The two have been battling for the prime minister’s post for two weeks as international concern grows over the mounting turmoil.The minister, speaking on condition of anonymity, said the official notification would take effect from midnight Friday. Before signing the order, Sirisena inducted more ministers into the cabinet headed by Rajapakse.
“The election is likely to be held in early January,” the minister said. Normally an election should not be held until 2020.Sirisena sparked the crisis on October 26 by naming Rajapakse, the country’s authoritarian president from 2005 until 2015, as prime minister after sacking Wickremesinghe.
Wickremesinghe has since refused to leave the premier’s official residence while the president also suspended parliament to head off any revolt against his action.In the latest twist in the crisis, Sirisena’s United People’s Freedom Alliance (UPFA) said ahead of the president’s stunning announcement they were at least eight legislators short of getting a majority for Rajapakse in the assembly.

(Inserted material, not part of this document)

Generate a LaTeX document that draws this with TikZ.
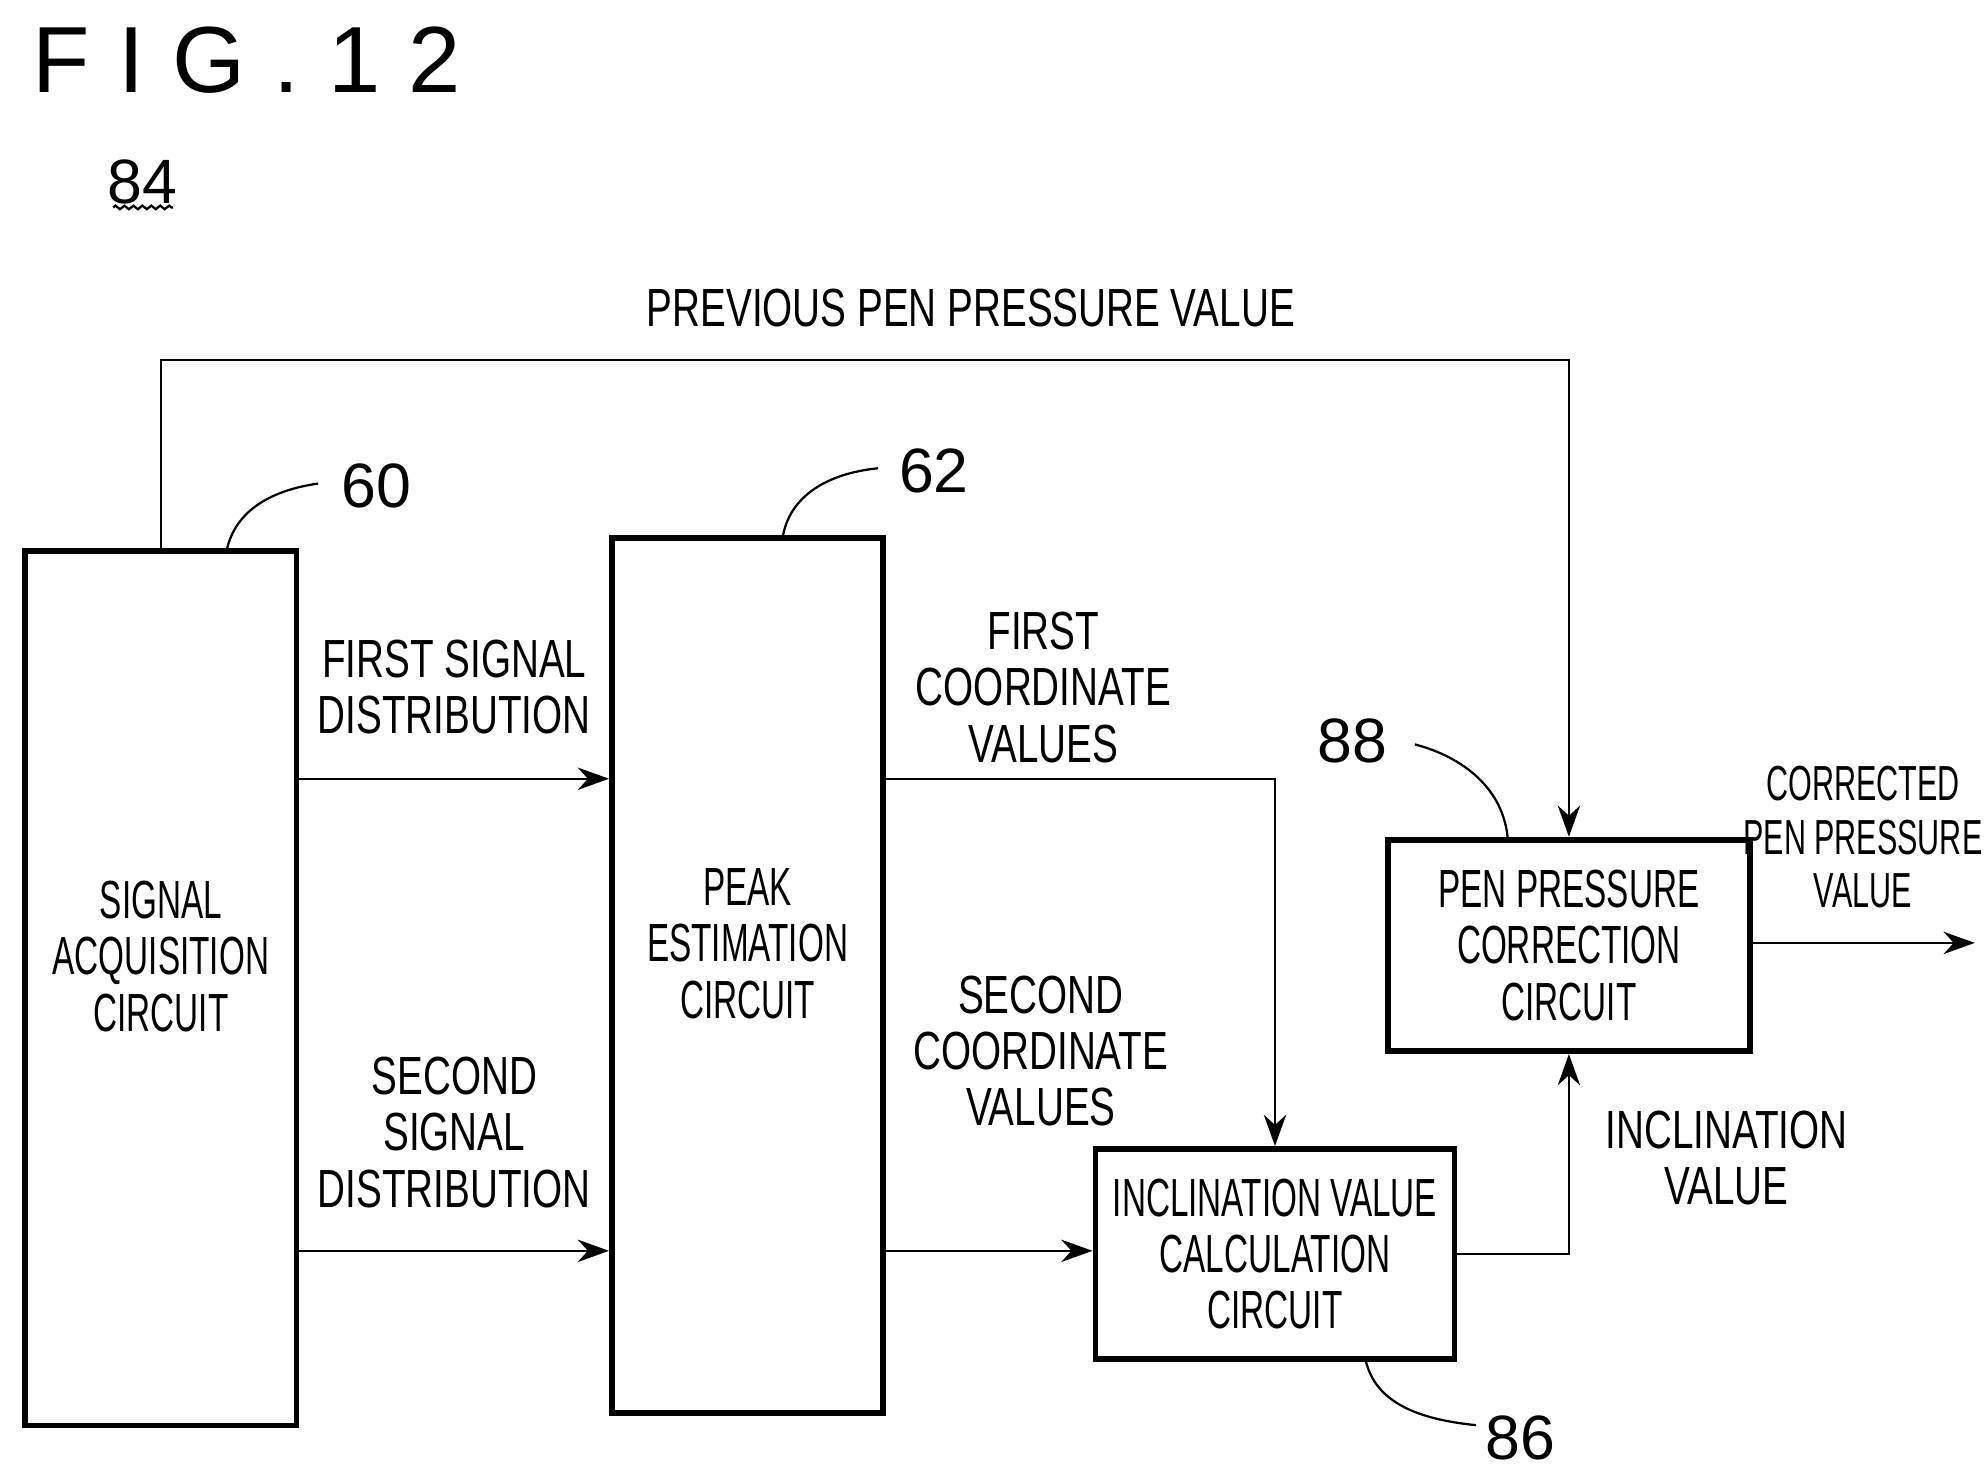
\documentclass[tikz,border=0pt]{standalone}
\usepackage{fontspec}
\setmainfont[FakeStretch=0.72]{Liberation Sans}
\newfontfamily\narrowfont[FakeStretch=0.62]{Liberation Sans}
\newfontfamily\numfont{Liberation Sans}
\newfontfamily\figfont[LetterSpace=30]{Liberation Sans}
\usetikzlibrary{positioning,arrows.meta,decorations.pathmorphing}

\tikzset{
  block/.style={draw,line width=1.3pt,align=center,inner sep=0pt,
    font=\narrowfont\fontsize{12}{12.6}\selectfont},
  lbl/.style={align=center,font=\fontsize{12}{12.6}\selectfont},
  ref/.style={font=\numfont\fontsize{14}{14}\selectfont},
  conn/.style={line width=0.5pt},
  flow/.style={conn,-{Stealth[length=7pt,width=5pt]}},
  lead/.style={line width=0.5pt}
}

\begin{document}
\begin{tikzpicture}[x=0.01cm,y=-0.01cm]
  \useasboundingbox (0,0) rectangle (1560,1159);
  % title
  \node[font=\figfont\fontsize{21}{21}\selectfont,anchor=west,inner sep=0pt] (fig) at (25,47) {FIG.12};
  \node[ref] (n84) at (112,143) {84};
  \draw[lead,decorate,decoration={zigzag,amplitude=0.4pt,segment length=2pt}]
    (89,163) -- (136,163);
  % blocks
  \node[block,minimum width=2.13cm,minimum height=6.87cm] (acq) at (126.5,776.5)
    {SIGNAL\\ACQUISITION\\CIRCUIT\\[0.06cm]\mbox{}};
  \node[block,minimum width=2.13cm,minimum height=6.87cm] (peak) at (587.5,766.5)
    {PEAK\\ESTIMATION\\CIRCUIT\\[0.06cm]\mbox{}};
  \node[block,minimum width=2.82cm,minimum height=1.65cm] (incl) at (1002,985.5)
    {INCLINATION VALUE\\CALCULATION\\CIRCUIT};
  \node[block,minimum width=2.84cm,minimum height=1.66cm] (corr) at (1233,743)
    {PEN PRESSURE\\CORRECTION\\CIRCUIT};
  % named anchors
  \coordinate (acqR1) at (acq.east |- 0,612);  \coordinate (peakL1) at (peak.west |- 0,612);
  \coordinate (acqR2) at (acq.east |- 0,983);  \coordinate (peakL2) at (peak.west |- 0,983);
  \coordinate (peakR1) at (peak.east |- 0,612);
  \coordinate (peakR2) at (peak.east |- 0,983);
  \coordinate (out) at (1552,741);
  % connectors
  \draw[flow] (acqR1) -- (peakL1);
  \draw[flow] (acqR2) -- (peakL2);
  \draw[flow] (peakR1) -| (incl.north);
  \draw[flow] (peakR2) -- (incl.west |- peakR2);
  \draw[flow] (incl.east) -| (corr.south);
  \draw[flow] (acq.north) |- (700,283) -| (corr.north);
  \draw[flow] (corr.east |- out) -- (out);
  % labels
  \node[lbl] (prev) at (763,242) {PREVIOUS PEN PRESSURE VALUE};
  \node[lbl] (fsd) at (357,540) {FIRST SIGNAL\\DISTRIBUTION};
  \node[lbl] (ssd) at (357,890) {SECOND\\SIGNAL\\DISTRIBUTION};
  \node[lbl] (fcv) at (820,540) {FIRST\\COORDINATE\\VALUES};
  \node[lbl] (scv) at (818,826) {SECOND\\COORDINATE\\VALUES};
  \node[lbl] (iv) at (1357,910) {INCLINATION\\VALUE};
  \node[lbl,font=\narrowfont\fontsize{11}{12}\selectfont] (cpv) at (1464,658)
    {CORRECTED\\PEN PRESSURE\\VALUE};
  % reference numerals
  \node[ref] (n60) at (296,382) {60};
  \draw[lead] (178,433) .. controls (185,400) and (215,385) .. (250,380);
  \node[ref] (n62) at (734,370) {62};
  \draw[lead] (615,423) .. controls (620,390) and (650,372) .. (690,368);
  \node[ref] (n88) at (1063,582) {88};
  \draw[lead] (1185,660) .. controls (1182,620) and (1150,595) .. (1112,585);
  \node[ref] (n86) at (1195,1130) {86};
  \draw[lead] (1073,1068) .. controls (1080,1100) and (1110,1115) .. (1160,1120);
\end{tikzpicture}
\end{document}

“At the moment we have 104 or 105 MPs,” UPFA spokesman Keheliya Rambukwella told reporters, adding that the Sirisena-Rajapakse group hoped to secure support from “crossover” legislators.
Sirisena had said on Monday that he had the support of 113 legislators when he sacked Wickremesinghe. But the admission of a lack of a majority had fuelled speculation that Sirisena may sack the legislature and go for a snap election.
The leftist People’s Liberation Front (JVP), which regards the sacking of Wickremesinghe as unconstitutional, accused Sirisena of trying to consolidate his power grab.“Dissolving parliament at this time is illegal and goes against the constitution,” JVP general secretary Tilvin Silva told reporters.
Sirisena suspended parliament to give himself more time to engineer defections, according to the opposition. Several legislators have said they were offered millions of dollars to switch allegiance and at least eight have already jumped to the president’s side.